>> start
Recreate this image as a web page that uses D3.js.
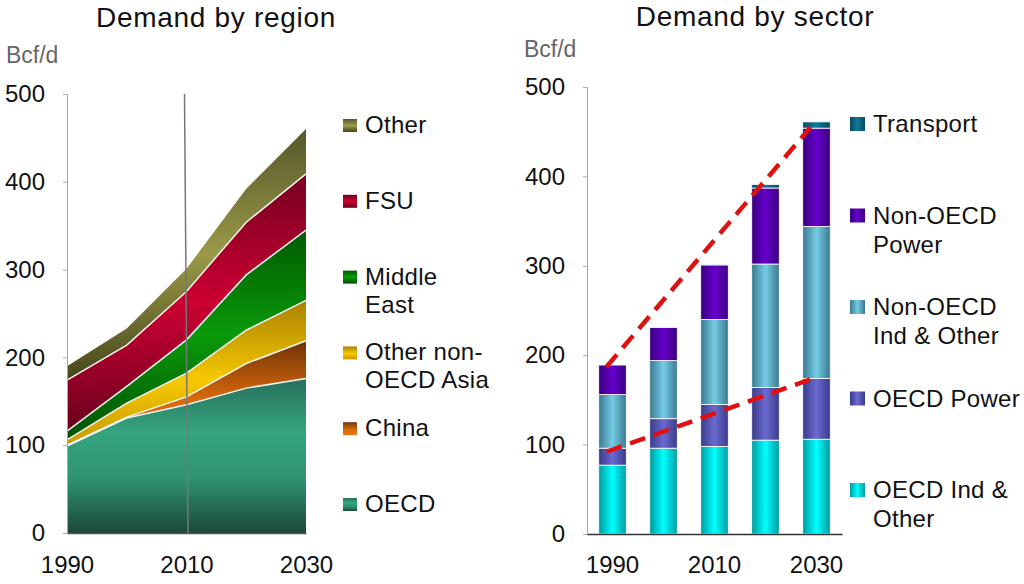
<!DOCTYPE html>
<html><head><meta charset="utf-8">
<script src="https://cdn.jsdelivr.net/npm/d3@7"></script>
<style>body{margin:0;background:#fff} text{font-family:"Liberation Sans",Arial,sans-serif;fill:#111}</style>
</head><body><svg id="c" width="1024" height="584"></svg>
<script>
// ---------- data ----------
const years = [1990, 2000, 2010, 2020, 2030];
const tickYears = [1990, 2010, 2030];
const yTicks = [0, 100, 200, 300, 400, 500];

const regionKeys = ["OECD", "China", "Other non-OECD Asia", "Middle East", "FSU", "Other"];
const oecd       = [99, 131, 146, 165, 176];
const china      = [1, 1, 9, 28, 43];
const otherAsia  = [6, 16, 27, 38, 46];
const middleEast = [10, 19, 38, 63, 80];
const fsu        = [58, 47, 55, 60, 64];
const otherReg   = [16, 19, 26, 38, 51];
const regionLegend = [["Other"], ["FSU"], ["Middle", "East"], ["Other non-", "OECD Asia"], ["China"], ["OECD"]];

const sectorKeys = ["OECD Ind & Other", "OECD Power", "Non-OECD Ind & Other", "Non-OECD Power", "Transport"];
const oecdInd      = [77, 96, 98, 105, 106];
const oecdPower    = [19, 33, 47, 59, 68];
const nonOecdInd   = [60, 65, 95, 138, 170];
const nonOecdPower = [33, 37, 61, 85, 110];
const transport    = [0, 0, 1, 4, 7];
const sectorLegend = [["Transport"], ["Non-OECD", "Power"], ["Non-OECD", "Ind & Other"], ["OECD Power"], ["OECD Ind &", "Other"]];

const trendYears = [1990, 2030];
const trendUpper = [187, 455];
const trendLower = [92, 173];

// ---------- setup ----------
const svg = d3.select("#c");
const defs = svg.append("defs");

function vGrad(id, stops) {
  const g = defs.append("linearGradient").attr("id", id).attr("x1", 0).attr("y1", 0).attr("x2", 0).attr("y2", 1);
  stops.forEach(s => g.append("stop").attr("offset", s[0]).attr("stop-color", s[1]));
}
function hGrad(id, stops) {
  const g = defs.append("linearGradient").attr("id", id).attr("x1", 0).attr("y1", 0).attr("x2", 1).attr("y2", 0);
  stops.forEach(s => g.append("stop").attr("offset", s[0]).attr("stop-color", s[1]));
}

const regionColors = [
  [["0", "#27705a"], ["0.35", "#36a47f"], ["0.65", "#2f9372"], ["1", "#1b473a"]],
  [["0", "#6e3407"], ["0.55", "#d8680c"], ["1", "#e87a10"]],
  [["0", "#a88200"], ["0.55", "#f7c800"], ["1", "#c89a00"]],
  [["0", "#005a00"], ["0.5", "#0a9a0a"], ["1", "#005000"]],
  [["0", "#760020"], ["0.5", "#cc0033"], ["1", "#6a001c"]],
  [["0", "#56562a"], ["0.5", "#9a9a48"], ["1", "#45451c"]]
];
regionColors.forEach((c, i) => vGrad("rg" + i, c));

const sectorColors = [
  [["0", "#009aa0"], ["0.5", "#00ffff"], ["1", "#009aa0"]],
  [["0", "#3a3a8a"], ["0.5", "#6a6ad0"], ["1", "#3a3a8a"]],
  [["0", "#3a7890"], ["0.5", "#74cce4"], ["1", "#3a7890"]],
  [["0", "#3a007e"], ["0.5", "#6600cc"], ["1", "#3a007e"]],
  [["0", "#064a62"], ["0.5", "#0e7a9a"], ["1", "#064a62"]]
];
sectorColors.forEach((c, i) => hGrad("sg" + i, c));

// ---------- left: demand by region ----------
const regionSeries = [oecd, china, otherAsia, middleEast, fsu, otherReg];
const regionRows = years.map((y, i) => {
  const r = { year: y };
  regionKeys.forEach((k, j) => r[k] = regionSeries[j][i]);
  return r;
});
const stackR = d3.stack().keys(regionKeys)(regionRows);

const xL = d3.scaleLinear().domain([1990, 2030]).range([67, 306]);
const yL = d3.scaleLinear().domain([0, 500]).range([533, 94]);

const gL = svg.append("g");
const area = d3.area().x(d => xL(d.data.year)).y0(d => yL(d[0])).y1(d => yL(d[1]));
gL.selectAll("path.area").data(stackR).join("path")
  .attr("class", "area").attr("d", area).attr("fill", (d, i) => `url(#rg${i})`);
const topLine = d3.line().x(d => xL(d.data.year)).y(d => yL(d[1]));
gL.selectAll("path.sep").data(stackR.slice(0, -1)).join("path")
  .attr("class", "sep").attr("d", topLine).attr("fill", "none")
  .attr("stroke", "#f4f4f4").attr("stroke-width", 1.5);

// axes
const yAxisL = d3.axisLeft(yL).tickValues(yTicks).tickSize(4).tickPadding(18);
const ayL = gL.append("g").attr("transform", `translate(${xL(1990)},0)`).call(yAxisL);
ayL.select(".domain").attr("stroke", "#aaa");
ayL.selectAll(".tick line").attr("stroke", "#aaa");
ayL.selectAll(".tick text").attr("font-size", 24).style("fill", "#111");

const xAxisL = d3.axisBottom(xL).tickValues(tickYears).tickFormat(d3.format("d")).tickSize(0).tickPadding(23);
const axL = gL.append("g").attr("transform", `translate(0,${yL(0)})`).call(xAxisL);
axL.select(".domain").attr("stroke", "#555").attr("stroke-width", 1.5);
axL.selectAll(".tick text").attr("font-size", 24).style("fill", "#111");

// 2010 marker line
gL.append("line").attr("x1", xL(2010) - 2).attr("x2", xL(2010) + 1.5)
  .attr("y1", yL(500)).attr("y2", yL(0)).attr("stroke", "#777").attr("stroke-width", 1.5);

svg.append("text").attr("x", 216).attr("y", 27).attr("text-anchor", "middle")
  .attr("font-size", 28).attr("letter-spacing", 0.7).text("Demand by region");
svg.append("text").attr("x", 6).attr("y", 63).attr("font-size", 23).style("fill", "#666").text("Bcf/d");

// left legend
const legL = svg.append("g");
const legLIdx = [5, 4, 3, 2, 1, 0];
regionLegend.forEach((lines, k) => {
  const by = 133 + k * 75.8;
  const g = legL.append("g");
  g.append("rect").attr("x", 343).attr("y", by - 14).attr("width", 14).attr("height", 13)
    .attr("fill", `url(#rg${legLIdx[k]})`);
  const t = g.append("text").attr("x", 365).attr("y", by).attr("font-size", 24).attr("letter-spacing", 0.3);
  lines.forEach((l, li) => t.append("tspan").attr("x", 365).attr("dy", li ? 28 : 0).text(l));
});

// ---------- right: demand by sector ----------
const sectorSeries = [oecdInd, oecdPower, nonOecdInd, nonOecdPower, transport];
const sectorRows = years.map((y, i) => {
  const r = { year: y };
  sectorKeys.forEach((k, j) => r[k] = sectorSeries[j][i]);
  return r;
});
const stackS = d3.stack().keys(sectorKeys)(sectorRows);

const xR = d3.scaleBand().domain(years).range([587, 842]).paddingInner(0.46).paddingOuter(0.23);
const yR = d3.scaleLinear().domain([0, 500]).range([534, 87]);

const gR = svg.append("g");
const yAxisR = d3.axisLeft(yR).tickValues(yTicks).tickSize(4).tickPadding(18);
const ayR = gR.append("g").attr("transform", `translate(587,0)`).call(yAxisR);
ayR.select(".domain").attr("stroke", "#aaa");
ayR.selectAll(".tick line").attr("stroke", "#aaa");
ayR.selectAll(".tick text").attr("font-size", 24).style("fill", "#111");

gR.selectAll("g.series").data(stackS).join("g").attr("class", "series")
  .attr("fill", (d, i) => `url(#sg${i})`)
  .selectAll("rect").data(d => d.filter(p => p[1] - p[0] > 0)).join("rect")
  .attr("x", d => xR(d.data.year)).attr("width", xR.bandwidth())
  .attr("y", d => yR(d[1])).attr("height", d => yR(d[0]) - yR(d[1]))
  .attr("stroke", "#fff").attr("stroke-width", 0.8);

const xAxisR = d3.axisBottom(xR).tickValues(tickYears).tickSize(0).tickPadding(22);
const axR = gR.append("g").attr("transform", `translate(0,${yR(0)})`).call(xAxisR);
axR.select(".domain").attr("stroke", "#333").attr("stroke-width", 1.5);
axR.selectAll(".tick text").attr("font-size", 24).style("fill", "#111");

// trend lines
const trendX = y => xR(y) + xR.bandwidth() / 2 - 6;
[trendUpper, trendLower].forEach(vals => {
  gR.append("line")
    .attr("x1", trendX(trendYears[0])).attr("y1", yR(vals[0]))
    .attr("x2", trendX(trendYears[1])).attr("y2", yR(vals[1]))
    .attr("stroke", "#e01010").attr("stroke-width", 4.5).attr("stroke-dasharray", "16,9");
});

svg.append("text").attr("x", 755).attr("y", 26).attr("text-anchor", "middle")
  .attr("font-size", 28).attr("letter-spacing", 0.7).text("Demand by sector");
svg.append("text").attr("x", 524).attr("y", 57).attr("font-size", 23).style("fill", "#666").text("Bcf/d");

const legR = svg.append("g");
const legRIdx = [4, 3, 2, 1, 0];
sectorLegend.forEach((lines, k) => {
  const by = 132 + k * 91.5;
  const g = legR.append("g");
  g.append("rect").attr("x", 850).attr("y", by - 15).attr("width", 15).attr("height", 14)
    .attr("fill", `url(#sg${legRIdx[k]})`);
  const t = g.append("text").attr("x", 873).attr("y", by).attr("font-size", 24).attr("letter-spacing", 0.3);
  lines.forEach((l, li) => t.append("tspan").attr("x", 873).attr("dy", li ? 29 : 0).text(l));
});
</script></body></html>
>> end
## Brief
Restate only the lines running from the start of the material above through the line containing "const yTicks = [0, 100, 200, 300, 400, 500];", ends included. No pictures.

## Task response
Recreate this image as a web page that uses D3.js.
<!DOCTYPE html>
<html><head><meta charset="utf-8">
<script src="https://cdn.jsdelivr.net/npm/d3@7"></script>
<style>body{margin:0;background:#fff} text{font-family:"Liberation Sans",Arial,sans-serif;fill:#111}</style>
</head><body><svg id="c" width="1024" height="584"></svg>
<script>
// ---------- data ----------
const years = [1990, 2000, 2010, 2020, 2030];
const tickYears = [1990, 2010, 2030];
const yTicks = [0, 100, 200, 300, 400, 500];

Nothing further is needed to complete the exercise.